The life sciences industry is also taking action to ensure a healthier environment, from instrument creators to laboratory staff who are on the frontlines of cutting-edge research and diagnostics. As a part of Danaher Corporation, Beckman Coulter Life Sciences places a strong emphasis on sustainability in all that we do, from product development to product output. Danaher recently committed to set science-based reduction targets for greenhouse gas (GHG) emissions in line with the Science Based Targets initiative (SBTi), including a long-term target to reach net-zero value chain emissions by no later than 2050.
A crucial component of reaching net-zero emissions is thinking about a product’s end-of-life. As laboratory equipment reaches the end of its useful life span, it may be surprising how many of the components can be recycled and begin a new chapter in their utility. In 2023, Beckman Coulter collected 1,167,900 pounds of metal that can be repurposed. To put that in perspective, that’s the weight equivalent of 353 midsize cars!
The concept of a circular economy is becoming increasingly important as businesses and society grapple with climate change, pollution, and the constraints of finite resources. Put simply, a circular economy aims to eliminate waste and pollution, keep materials in use, and restore nature. As part of this, the life sciences industry needs to move toward more circularity in scientific plastics, which involves using plastics efficiently and transitioning to a closed-loop system where plastic retains its value—keeping it in the supply chain instead of polluting the environment. For example, certain laboratory workflows can benefit from using acoustic sound energy to remove the traditional boundaries of tip- and pin tool-based liquid handlers, reducing the need for pipette tips.

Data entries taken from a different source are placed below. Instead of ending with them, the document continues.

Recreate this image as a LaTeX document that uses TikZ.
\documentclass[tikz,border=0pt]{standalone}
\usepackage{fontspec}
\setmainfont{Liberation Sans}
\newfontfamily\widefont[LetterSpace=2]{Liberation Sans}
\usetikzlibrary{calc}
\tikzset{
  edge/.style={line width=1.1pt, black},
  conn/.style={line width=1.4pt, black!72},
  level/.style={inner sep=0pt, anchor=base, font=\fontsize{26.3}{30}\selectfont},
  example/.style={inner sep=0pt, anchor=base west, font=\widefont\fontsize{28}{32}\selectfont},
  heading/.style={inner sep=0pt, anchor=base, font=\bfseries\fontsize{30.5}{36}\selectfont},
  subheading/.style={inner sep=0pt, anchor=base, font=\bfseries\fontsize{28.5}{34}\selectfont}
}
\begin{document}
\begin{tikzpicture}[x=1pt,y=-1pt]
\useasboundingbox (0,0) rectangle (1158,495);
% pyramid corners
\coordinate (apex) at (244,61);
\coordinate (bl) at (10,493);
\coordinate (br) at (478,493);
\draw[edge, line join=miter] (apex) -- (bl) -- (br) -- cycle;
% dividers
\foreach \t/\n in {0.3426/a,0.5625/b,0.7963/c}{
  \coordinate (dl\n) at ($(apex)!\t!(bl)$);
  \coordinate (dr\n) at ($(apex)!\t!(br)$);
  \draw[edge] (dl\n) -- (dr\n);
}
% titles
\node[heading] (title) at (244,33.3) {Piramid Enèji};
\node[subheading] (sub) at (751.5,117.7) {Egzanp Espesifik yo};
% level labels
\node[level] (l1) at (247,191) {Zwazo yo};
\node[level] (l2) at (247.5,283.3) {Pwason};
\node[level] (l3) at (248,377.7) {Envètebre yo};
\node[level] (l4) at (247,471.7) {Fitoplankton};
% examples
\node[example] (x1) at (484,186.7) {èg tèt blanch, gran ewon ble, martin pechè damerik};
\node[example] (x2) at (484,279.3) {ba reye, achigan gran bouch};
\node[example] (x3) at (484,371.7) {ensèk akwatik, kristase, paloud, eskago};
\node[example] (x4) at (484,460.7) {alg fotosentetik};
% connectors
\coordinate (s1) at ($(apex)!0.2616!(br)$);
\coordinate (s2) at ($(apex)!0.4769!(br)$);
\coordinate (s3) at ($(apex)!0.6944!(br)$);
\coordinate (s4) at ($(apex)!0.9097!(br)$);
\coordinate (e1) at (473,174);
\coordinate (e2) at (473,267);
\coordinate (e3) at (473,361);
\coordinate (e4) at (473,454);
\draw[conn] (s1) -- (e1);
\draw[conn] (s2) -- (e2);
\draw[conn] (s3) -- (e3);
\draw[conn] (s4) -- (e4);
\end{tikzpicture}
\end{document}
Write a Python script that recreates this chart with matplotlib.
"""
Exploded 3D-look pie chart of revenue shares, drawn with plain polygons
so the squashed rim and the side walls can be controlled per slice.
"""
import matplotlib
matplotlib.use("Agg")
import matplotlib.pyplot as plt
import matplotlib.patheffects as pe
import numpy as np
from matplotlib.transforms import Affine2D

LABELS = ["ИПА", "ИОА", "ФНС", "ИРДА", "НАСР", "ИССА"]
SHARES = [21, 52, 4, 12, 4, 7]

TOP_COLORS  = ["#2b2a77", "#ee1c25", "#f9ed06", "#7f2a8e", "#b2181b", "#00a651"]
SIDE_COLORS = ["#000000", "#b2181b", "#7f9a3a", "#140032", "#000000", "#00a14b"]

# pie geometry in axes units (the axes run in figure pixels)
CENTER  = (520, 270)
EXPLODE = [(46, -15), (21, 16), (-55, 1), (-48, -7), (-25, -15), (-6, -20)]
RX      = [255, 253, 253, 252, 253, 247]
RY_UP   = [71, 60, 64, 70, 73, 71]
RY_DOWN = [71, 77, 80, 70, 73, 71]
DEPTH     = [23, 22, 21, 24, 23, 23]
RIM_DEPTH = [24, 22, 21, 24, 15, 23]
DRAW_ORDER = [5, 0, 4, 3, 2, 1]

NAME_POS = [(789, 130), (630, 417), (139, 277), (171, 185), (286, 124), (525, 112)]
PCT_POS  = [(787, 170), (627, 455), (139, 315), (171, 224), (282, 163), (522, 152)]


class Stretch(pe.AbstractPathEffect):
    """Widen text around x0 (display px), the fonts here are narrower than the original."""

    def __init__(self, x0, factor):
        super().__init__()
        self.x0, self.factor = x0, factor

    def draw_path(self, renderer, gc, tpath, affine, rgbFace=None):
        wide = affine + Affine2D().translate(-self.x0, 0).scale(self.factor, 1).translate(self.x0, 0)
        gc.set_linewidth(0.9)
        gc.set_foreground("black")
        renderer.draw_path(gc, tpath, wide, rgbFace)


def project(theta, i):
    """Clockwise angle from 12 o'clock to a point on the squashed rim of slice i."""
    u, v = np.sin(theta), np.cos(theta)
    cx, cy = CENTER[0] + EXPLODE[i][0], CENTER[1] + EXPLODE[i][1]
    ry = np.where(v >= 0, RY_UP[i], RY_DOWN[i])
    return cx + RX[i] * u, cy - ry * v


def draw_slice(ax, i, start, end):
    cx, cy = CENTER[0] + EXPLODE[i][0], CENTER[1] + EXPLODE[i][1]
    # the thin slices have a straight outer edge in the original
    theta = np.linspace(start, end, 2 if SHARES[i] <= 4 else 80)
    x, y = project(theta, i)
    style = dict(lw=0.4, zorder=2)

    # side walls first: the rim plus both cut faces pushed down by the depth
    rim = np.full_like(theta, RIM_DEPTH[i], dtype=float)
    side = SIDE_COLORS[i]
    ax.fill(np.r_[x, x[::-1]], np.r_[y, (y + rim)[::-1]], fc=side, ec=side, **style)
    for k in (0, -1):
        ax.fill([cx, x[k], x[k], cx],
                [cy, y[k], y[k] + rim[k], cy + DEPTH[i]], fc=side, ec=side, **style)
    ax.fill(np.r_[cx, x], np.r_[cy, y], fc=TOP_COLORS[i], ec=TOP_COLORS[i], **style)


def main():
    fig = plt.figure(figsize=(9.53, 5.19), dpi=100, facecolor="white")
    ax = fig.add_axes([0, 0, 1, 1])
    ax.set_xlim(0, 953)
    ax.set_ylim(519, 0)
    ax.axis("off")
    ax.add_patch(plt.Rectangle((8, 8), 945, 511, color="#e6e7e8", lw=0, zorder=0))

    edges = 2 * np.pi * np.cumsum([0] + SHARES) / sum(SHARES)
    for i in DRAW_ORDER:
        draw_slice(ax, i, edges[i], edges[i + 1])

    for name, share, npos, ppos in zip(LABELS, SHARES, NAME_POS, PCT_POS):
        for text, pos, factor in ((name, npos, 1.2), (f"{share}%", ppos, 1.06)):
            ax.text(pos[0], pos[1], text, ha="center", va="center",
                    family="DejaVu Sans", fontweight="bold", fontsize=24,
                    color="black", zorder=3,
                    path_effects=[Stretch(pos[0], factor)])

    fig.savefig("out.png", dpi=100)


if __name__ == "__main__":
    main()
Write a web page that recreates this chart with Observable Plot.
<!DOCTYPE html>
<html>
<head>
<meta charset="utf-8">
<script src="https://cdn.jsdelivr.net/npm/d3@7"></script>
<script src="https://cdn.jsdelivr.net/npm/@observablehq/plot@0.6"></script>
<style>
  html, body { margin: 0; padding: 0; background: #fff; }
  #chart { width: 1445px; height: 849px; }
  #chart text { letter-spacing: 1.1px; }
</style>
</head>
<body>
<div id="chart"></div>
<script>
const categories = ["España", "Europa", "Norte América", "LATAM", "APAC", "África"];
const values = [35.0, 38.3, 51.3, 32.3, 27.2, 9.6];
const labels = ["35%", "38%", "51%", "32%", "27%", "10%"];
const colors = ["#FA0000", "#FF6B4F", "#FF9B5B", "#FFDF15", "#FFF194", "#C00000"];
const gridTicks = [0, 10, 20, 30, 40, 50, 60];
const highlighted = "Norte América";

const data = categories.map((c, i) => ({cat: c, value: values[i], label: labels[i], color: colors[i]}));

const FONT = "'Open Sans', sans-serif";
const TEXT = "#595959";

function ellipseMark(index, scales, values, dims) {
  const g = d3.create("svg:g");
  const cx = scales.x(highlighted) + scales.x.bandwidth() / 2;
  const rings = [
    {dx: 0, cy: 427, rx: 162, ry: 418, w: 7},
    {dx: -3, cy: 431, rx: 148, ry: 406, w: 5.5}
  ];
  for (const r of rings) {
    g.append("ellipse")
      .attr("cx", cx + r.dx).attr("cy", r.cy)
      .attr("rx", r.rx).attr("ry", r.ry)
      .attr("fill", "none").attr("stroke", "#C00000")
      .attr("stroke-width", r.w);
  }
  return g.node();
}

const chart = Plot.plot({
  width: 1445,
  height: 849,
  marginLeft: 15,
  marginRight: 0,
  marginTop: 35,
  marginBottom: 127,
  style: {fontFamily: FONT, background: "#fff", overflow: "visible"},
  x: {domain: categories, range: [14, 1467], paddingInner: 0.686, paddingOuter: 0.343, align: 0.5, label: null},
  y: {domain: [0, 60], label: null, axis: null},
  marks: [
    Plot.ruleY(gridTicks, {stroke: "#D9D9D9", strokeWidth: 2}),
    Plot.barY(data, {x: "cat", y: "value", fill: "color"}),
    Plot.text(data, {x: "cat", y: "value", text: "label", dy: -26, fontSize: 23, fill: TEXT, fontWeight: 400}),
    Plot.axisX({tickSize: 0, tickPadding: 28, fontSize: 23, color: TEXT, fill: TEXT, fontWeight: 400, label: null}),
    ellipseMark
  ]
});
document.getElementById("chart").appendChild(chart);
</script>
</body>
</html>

When pipette tips are necessary, scientists can examine their workflows to identify areas where tips can be washed or reused without risk of contamination, such as when prepping media. There may also be opportunities to use only a portion of the pipette tips in a box. Instruments that can be programmed for on-deck washing and partial tip box use can help scientists use tips efficiently in a way that becomes a seamless part of the workflow.
For plastic that must be used, new options are emerging that can recycle and recover the value of that material. While part of the responsibility lies with lab managers to conscientiously dispose of their plastic waste, manufacturers must also take responsibility for their products’ end-of-life and find ways to “close the loop” by incorporating recycled material into their manufacturing. Collaborations between manufacturers, end users in labs, and closed-loop recycling solutions can accelerate this transformation to a lower-carbon life sciences industry.
As Beckman Coulter Life Sciences continues seeking alternatives for liquid handling automation plastics, the company recently partnered with Polycarbin to help divert these resources from landfills and incinerators so they can be turned back into low-carbon lab consumables.
Laboratory automation already plays a crucial role in sustainability. At Beckman Coulter Life Sciences, we commonly hear about lab staff getting caught up in gruelling manual workflows that not only cause them physical strain, but can also create a huge opportunity for errors and even contamination. One wrong move in manual pipetting can mean an entire tray must be discarded—wasting precious resources and time. Automation creates the opportunity for both faster workflows and resource efficiency—allowing staff to focus more on their pioneering research instead of monotonous and often inconsistent manual steps.
As laboratories and companies prepare for a net-zero carbon future, a top-to-bottom workflow examination can begin the critical conversation about eliminating waste—time, resources, and carbon—to conserve precious resources and move toward circularity throughout the field of life sciences. These conversations can also bring into focus pain points for laboratory staff, to both ensure their safety and help them avoid burnout from gruelling manual steps–freeing them to focus on the research at hand. Companies like Beckman Coulter Life Sciences are happy to partner with laboratories to review steps line-by-line and provide customisable solutions to help them achieve their goals in a sustainable way.